I’m offering three online painting workshops through Provincetown Art Association and Museum this fall. They’re all designed to have two intensive Saturday sessions with painting prompts and individual meetings in the week between. I’ve found these online workshops to be some of the best I’ve offered, and I’m very excited to continue with this series. Registration is available on the PAAM website (links for each workshop appended below).
Painting Your Landscape: September 26 – October 3 2020
Toward the end of her life, reflecting on the beginning of her work in New Mexico, Georgia O’Keeffe said, “I thought someone could tell me how to paint a landscape. But I never found that person. I had to just settle down and try…They could tell me how to paint their landscape, but they couldn’t tell me how to paint mine.” Finding and painting one’s landscape (joyfully) can be the work of a lifetime. Drawing on O’Keeffe’s wisdom, this course will not focus on specific techniques or approaches to landscape painting, but rather will work with each participant to develop confidence in their skills and individual visual language. One develops their skill as a painter by painting, so the goal of this workshop will be the development of suite of studies and finished paintings of small to medium scale.
Visual Research and Painting from Source Material: October 24 – October 31 2020
Painters draw inspiration from sources, be it observation, experience, dreams, imagination, objects, writing, photographs, illustration, film/video mirrors, drawings, or other manifestations of visual culture. Approaching painting as a subjective art form, this workshop will consider ways artists navigate visual culture, undertake visual research, and transform source material (as opposed to simply reproducing it) into original artworks.

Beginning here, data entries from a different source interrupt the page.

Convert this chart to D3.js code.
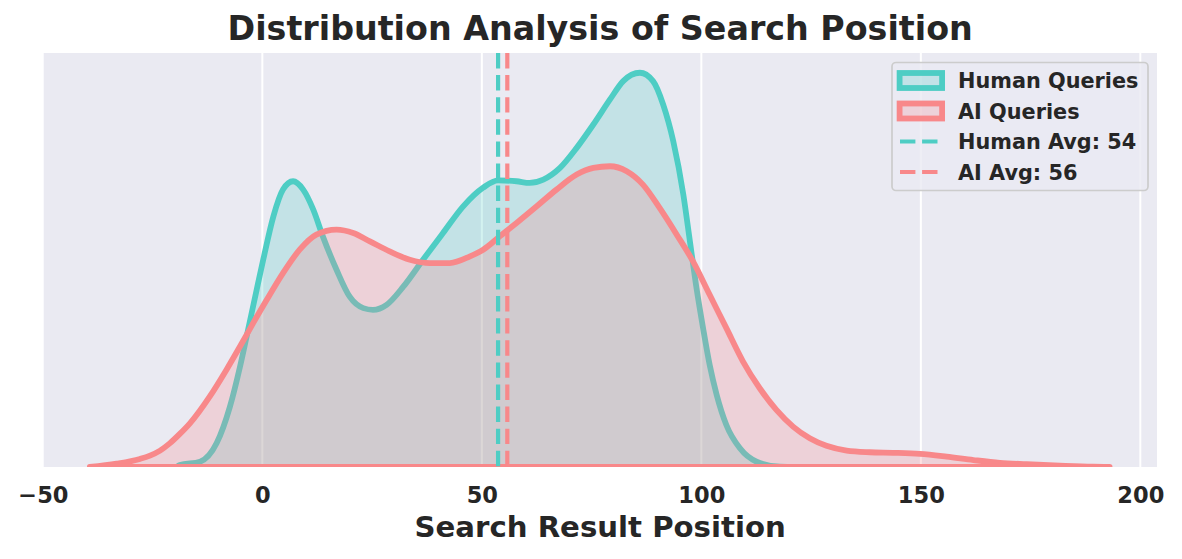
<!DOCTYPE html>
<html>
<head>
<meta charset="utf-8">
<script src="https://cdn.jsdelivr.net/npm/d3@7"></script>
<style>
  body { margin: 0; background: #fff; }
  text { font-family: "DejaVu Sans", sans-serif; font-weight: bold; fill: #262626; }
</style>
</head>
<body>
<svg id="chart" width="1182" height="559"></svg>
<script>

// kde curves (density x 1e-3)
const humanX = [-19.5, -18.8, -14.2, -10.4, -7.4, -5.1, -3.6, -1.3, 0.2, 2.5, 4.7, 7.0, 9.3, 11.6, 13.8, 16.9, 19.9, 23.0, 25.2, 28.3, 32.1, 36.6, 41.2, 45.7, 50.3, 53.7, 57.9, 60.9, 64.0, 67.8, 71.6, 75.4, 79.2, 82.2, 86.0, 89.0, 91.3, 93.6, 95.9, 97.4, 98.9, 100.4, 101.9, 103.5, 105.7, 108.8, 112.6, 117.9, 122]
const humanDensity = [0, 0.07, 0.19, 0.86, 2.16, 3.60, 4.68, 6.37, 7.45, 9.00, 9.97, 10.27, 9.97, 9.25, 8.28, 7.09, 6.12, 5.71, 5.65, 5.83, 6.48, 7.45, 8.42, 9.36, 10.04, 10.30, 10.27, 10.21, 10.33, 10.75, 11.47, 12.31, 13.21, 13.87, 14.17, 13.87, 13.03, 11.71, 9.79, 8.11, 6.43, 4.99, 3.67, 2.59, 1.51, 0.67, 0.19, 0.01, 0]

const aiX = [-39.3, -33.2, -27.9, -25.6, -23.3, -21.1, -18.8, -16.5, -12.0, -8.2, -5.1, -2.1, 1.0, 4.7, 8.5, 12.3, 16.9, 20.7, 24.5, 29.0, 33.6, 38.2, 42.7, 47.3, 50.3, 54.1, 57.9, 62.5, 67.0, 71.6, 75.4, 79.2, 83.0, 86.7, 90.5, 94.4, 98.1, 101.9, 105.7, 109.5, 113.3, 117.1, 120.9, 124.7, 128.5, 133.1, 138.4, 143.7, 149.8, 155.9, 162.0, 168.0, 174.1, 181.7, 189.2, 193.0]
const aiDensity = [0, 0.12, 0.29, 0.41, 0.59, 0.85, 1.19, 1.57, 2.53, 3.49, 4.33, 5.17, 6.01, 6.97, 7.81, 8.35, 8.53, 8.41, 8.11, 7.75, 7.45, 7.33, 7.33, 7.57, 7.81, 8.29, 8.77, 9.37, 9.97, 10.51, 10.75, 10.81, 10.63, 10.15, 9.31, 8.35, 7.39, 6.19, 4.99, 3.79, 2.83, 2.05, 1.45, 1.03, 0.76, 0.59, 0.53, 0.51, 0.47, 0.37, 0.25, 0.15, 0.10, 0.05, 0.01, 0]

const humanAvg = 53.7
const aiAvg = 55.8

const xTicks = [-50, 0, 50, 100, 150, 200]

const teal = "#4ECDC4"
const red = "#F8888A"

const margin = {left: 43.3, right: 1157, top: 53, bottom: 467}

const svg = d3.select("#chart")

const x = d3.scaleLinear()
            .domain([-49.9, 203.8])
            .range([margin.left, margin.right])
const y = d3.scaleLinear()
            .domain([0, 14.88])
            .range([margin.bottom, margin.top])

const plotW = margin.right - margin.left
const plotH = margin.bottom - margin.top

svg.append("defs").append("clipPath")
   .attr("id", "plotclip")
   .append("rect")
   .attr("x", margin.left).attr("y", margin.top)
   .attr("width", plotW).attr("height", plotH)

// background + grid
svg.append("rect")
   .attr("x", margin.left).attr("y", margin.top)
   .attr("width", plotW).attr("height", plotH)
   .attr("fill", "#EAEAF2")

const plot = svg.append("g").attr("clip-path", "url(#plotclip)")

plot.selectAll(".grid")
    .data(xTicks)
    .enter()
    .append("line")
    .attr("x1", d => x(d)).attr("x2", d => x(d))
    .attr("y1", margin.top).attr("y2", margin.bottom)
    .attr("stroke", "#fff")
    .attr("stroke-width", 2)

const area = d3.area()
               .x(d => x(d[0]))
               .y0(y(0))
               .y1(d => y(d[1]))
               .curve(d3.curveMonotoneX)

const series = [
  {pts: d3.zip(humanX, humanDensity), color: teal},
  {pts: d3.zip(aiX, aiDensity), color: red}
]

series.forEach(s => {
  plot.append("path")
      .attr("d", area(s.pts))
      .attr("fill", s.color)
      .attr("fill-opacity", 0.25)
      .attr("stroke", s.color)
      .attr("stroke-width", 5.8)
      .attr("stroke-linejoin", "round")
})

// mean lines
plot.selectAll(".avg")
    .data([[humanAvg, teal], [aiAvg, red]])
    .enter()
    .append("line")
    .attr("x1", d => x(d[0])).attr("x2", d => x(d[0]))
    .attr("y1", margin.top).attr("y2", margin.bottom)
    .attr("stroke", d => d[1])
    .attr("stroke-width", 4.2)
    .attr("stroke-dasharray", "15.4,6.7")

// x axis (no tick marks, bold labels)
const axisX = d3.axisBottom(x)
                .tickValues(xTicks)
                .tickSize(0)
                .tickPadding(0)
                .tickFormat(d => d < 0 ? "\u2212" + Math.abs(d) : d)

const gx = svg.append("g")
              .attr("transform", `translate(0, ${margin.bottom})`)
              .call(axisX)
gx.select(".domain").remove()
gx.selectAll("text")
  .attr("y", 36)
  .attr("dy", 0)
  .style("font-size", "22.5px")
  .style("font-family", "DejaVu Sans")
  .style("font-weight", "bold")
  .attr("fill", "#262626")

svg.append("text")
   .attr("x", (margin.left + margin.right) / 2)
   .attr("y", 537)
   .attr("text-anchor", "middle")
   .style("font-size", "29.2px")
   .text("Search Result Position")

svg.append("text")
   .attr("x", (margin.left + margin.right) / 2)
   .attr("y", 40)
   .attr("text-anchor", "middle")
   .style("font-size", "33.3px")
   .text("Distribution Analysis of Search Position")

// legend
const legend = svg.append("g")

legend.append("rect")
      .attr("x", 892).attr("y", 62.5)
      .attr("width", 256).attr("height", 128)
      .attr("rx", 4)
      .attr("fill", "#EAEAF2")
      .attr("fill-opacity", 0.8)
      .attr("stroke", "#CCCCCC")
      .attr("stroke-width", 1.7)

const legendItems = [
  {label: "Human Queries", color: teal, kind: "patch"},
  {label: "AI Queries", color: red, kind: "patch"},
  {label: "Human Avg: " + d3.format(".0f")(humanAvg), color: teal, kind: "line"},
  {label: "AI Avg: " + d3.format(".0f")(aiAvg), color: red, kind: "line"}
]

const rows = legend.selectAll(".row")
                   .data(legendItems)
                   .enter()
                   .append("g")
                   .attr("transform", (d, i) => `translate(0, ${80.5 + i * 30.5})`)

rows.filter(d => d.kind == "patch")
    .append("rect")
    .attr("x", 899.6).attr("y", -7.5)
    .attr("width", 42.5).attr("height", 15)
    .attr("fill", d => d.color)
    .attr("fill-opacity", 0.25)
    .attr("stroke", d => d.color)
    .attr("stroke-width", 5.8)

rows.filter(d => d.kind == "line")
    .append("line")
    .attr("x1", 900).attr("x2", 942)
    .attr("y1", 0).attr("y2", 0)
    .attr("stroke", d => d.color)
    .attr("stroke-width", 4.2)
    .attr("stroke-dasharray", "15.4,6.7")

rows.append("text")
    .attr("x", 958)
    .attr("y", 7.5)
    .style("font-size", "20.8px")
    .text(d => d.label)

</script>
</body>
</html>
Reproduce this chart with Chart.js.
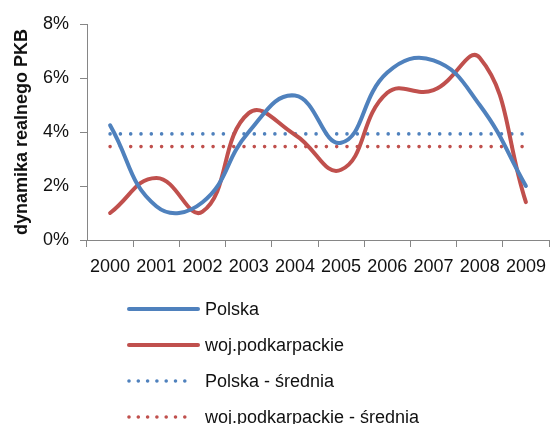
<!DOCTYPE html>
<html>
<head>
<meta charset="utf-8">
<script src="https://cdn.jsdelivr.net/npm/chart.js@4/dist/chart.umd.min.js"></script>
<style>
  html, body { margin: 0; padding: 0; background: #fff; }
  #wrap { width: 550px; height: 424px; }
</style>
</head>
<body>
<div id="wrap"><canvas id="c"></canvas></div>
<script>
// data (percent)
const years = ['2000', '2001', '2002', '2003', '2004', '2005', '2006', '2007', '2008', '2009'];
const polska = [4.25, 1.25, 1.4, 4.0, 5.35, 3.6, 6.2, 6.65, 5.0, 2.0];
const podkarpackie = [1.0, 2.3, 1.05, 4.7, 3.9, 2.6, 5.45, 5.55, 6.75, 1.4];
const polskaAvg = [3.93, 3.93, 3.93, 3.93, 3.93, 3.93, 3.93, 3.93, 3.93, 3.93];
const podkarpackieAvg = [3.46, 3.46, 3.46, 3.46, 3.46, 3.46, 3.46, 3.46, 3.46, 3.46];
const seriesNames = ['Polska', 'woj.podkarpackie', 'Polska - średnia', 'woj.podkarpackie - średnia'];

const BLUE = '#4F81BD', RED = '#C0504D', AXIS = '#868686', TXT = '#111';
const FONT = "'Liberation Sans', Arial, sans-serif";

// vertical legend under the axis, drawn straight on the canvas
const stackedLegend = {
  id: 'stackedLegend',
  afterDraw(chart) {
    const { ctx } = chart;
    ctx.save();
    ctx.font = `18px ${FONT}`; ctx.fillStyle = TXT; ctx.textBaseline = 'middle';
    chart.data.datasets.forEach((ds, i) => {
      const y = 309 + i * 36;
      ctx.beginPath();
      ctx.strokeStyle = ds.borderColor; ctx.lineWidth = ds.borderWidth; ctx.lineCap = 'round';
      ctx.setLineDash(ds.borderDash ? [0, 9.3] : []);
      ctx.moveTo(129, y); ctx.lineTo(ds.borderDash ? 187 : 198, y); ctx.stroke();
      ctx.setLineDash([]);
      ctx.fillText(ds.label, 205, y + 1);
    });
    ctx.restore();
  },
};

const solid = (label, data, color) => ({ label, data, borderColor: color, borderWidth: 4, tension: 0.45, pointRadius: 0, fill: false, borderCapStyle: 'round' });
const dotted = (label, data, color) => ({ label, data, borderColor: color, borderWidth: 3.6, borderDash: [0, 10.3], borderCapStyle: 'round', pointRadius: 0, fill: false, tension: 0 });

new Chart(document.getElementById('c'), {
  type: 'line',
  data: {
    labels: years,
    datasets: [
      solid(seriesNames[0], polska, BLUE),
      solid(seriesNames[1], podkarpackie, RED),
      dotted(seriesNames[2], polskaAvg, BLUE),
      dotted(seriesNames[3], podkarpackieAvg, RED),
    ],
  },
  options: {
    responsive: true, maintainAspectRatio: false, animation: false,
    layout: { padding: { top: 24, right: 1, bottom: 140, left: 0 } },
    plugins: { legend: { display: false }, tooltip: { enabled: false } },
    scales: {
      x: {
        offset: true,
        // fixed height; labels sit inside their slots so no extra side padding
        afterFit: (s) => { s.height = 44; s.paddingLeft = 0; s.paddingRight = 0; },
        grid: { display: true, drawOnChartArea: false, offset: true, tickLength: 7, color: AXIS },
        border: { color: AXIS, width: 1 },
        ticks: { color: TXT, font: { family: FONT, size: 18 }, padding: 9, maxRotation: 0, autoSkip: false },
      },
      y: {
        min: 0, max: 8,
        afterFit: (s) => { s.width = 87; },
        grid: { display: true, drawOnChartArea: false, tickLength: 7, color: AXIS },
        border: { color: AXIS, width: 1 },
        ticks: { stepSize: 2, color: TXT, font: { family: FONT, size: 18 }, padding: 11, callback: (v) => v + '%' },
        title: { display: true, text: 'dynamika realnego PKB', color: TXT, font: { family: FONT, size: 18, weight: 'bold' }, padding: { top: 11, bottom: 0 } },
      },
    },
  },
  plugins: [stackedLegend],
});
</script>
</body>
</html>
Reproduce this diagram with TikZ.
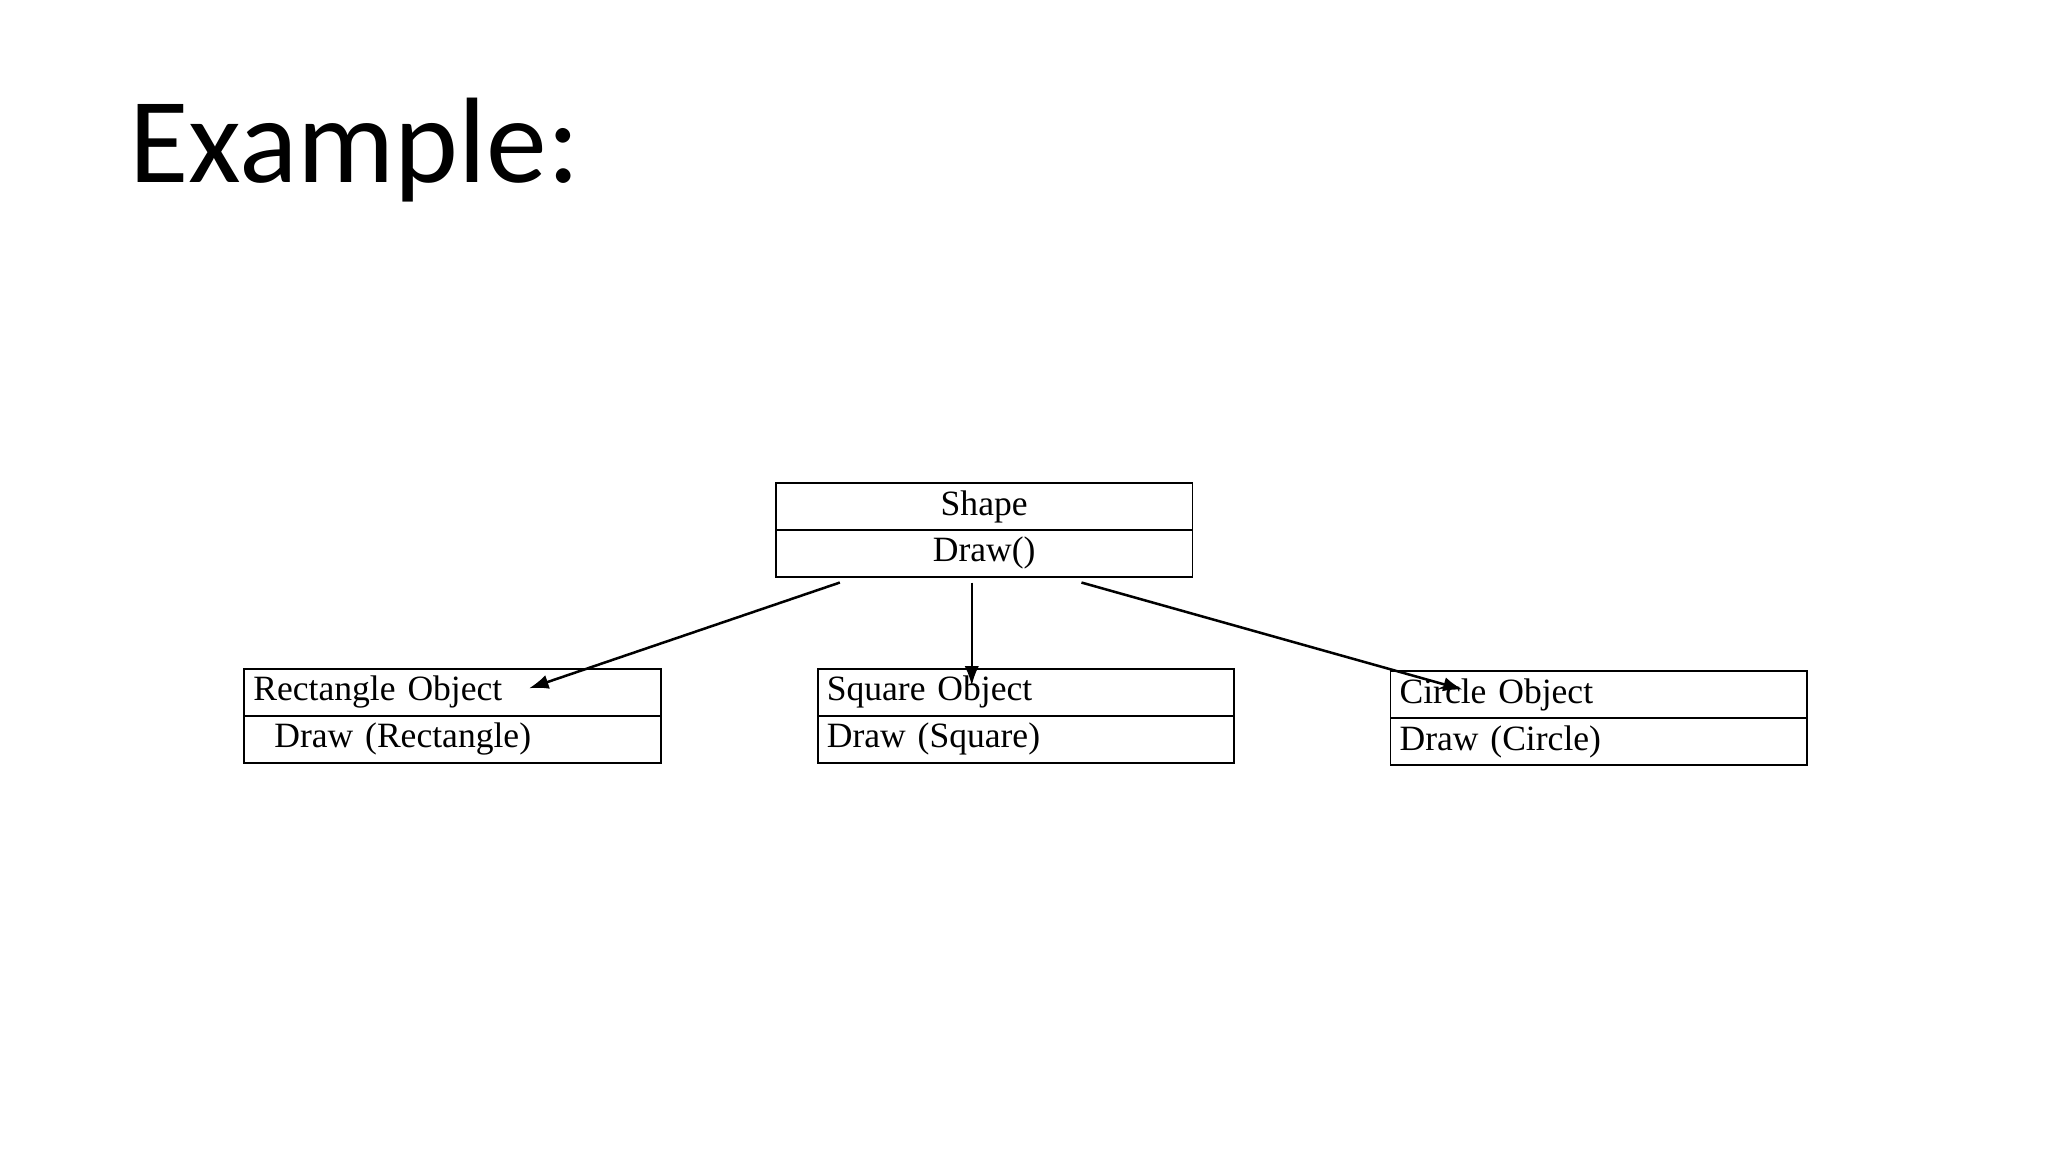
\documentclass[tikz,border=0pt]{standalone}
\usepackage{fontspec}
\setmainfont{Liberation Serif}
\newfontfamily\titlefont{Carlito}
\usetikzlibrary{arrows.meta}
\begin{document}
\begin{tikzpicture}
[x=0.02cm,y=-0.02cm,%
  cell/.style={draw,line width=0.8pt,minimum width=6.38cm,minimum height=0.72cm,inner sep=0pt,font=\fontsize{15.5}{18}\selectfont},%
  leftcell/.style={cell,text width=6.1cm,align=left},%
  link/.style={-{Latex[length=0.3cm,width=0.22cm]},line width=1.1pt}]
\useasboundingbox (0,0) rectangle (1568,882);
\node[anchor=base west,font=\titlefont\fontsize{53}{60}\selectfont] (title) at (93,140) {Example:};
% parent class
\node[cell] (shape) at (753.5,388) {Shape};
\node[cell] (shapedraw) at (753.5,423.5) {Draw()};
% derived objects
\node[leftcell] (rect) at (346.5,530) {Rectangle Object};
\node[leftcell] (rectdraw) at (346.5,566) {\hspace{0.32cm}Draw (Rectangle)};
\node[leftcell] (square) at (785.5,530) {Square Object};
\node[leftcell] (squaredraw) at (785.5,566) {Draw (Square)};
\node[leftcell] (circle) at (1224,532) {Circle Object};
\node[leftcell] (circledraw) at (1224,568) {Draw (Circle)};
% arrows
\coordinate (fromrect) at (643,446);
\coordinate (fromsquare) at (744,446);
\coordinate (fromcircle) at (828,446);
\coordinate (torect) at (405,527);
\coordinate (tosquare) at (744,525);
\coordinate (tocircle) at (1120,528);
\draw[link] (fromrect) -- (torect);
\draw[link] (fromsquare) -- (tosquare);
\draw[link] (fromcircle) -- (tocircle);
\end{tikzpicture}
\end{document}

Painting Between Place and Memory: November 28 – December 5 2020
Richard Diebenkorn once said that every painting starts with a feeling. In my view feeling comes from the totality of our experience of a place or thing — fieldwork research, memory and a full range of sensory experience. Direct, spontaneous picture making (painting, drawing, photography) allows a painter to capture something ephemeral and unexpected, and slower work in the studio provides space for considered composition.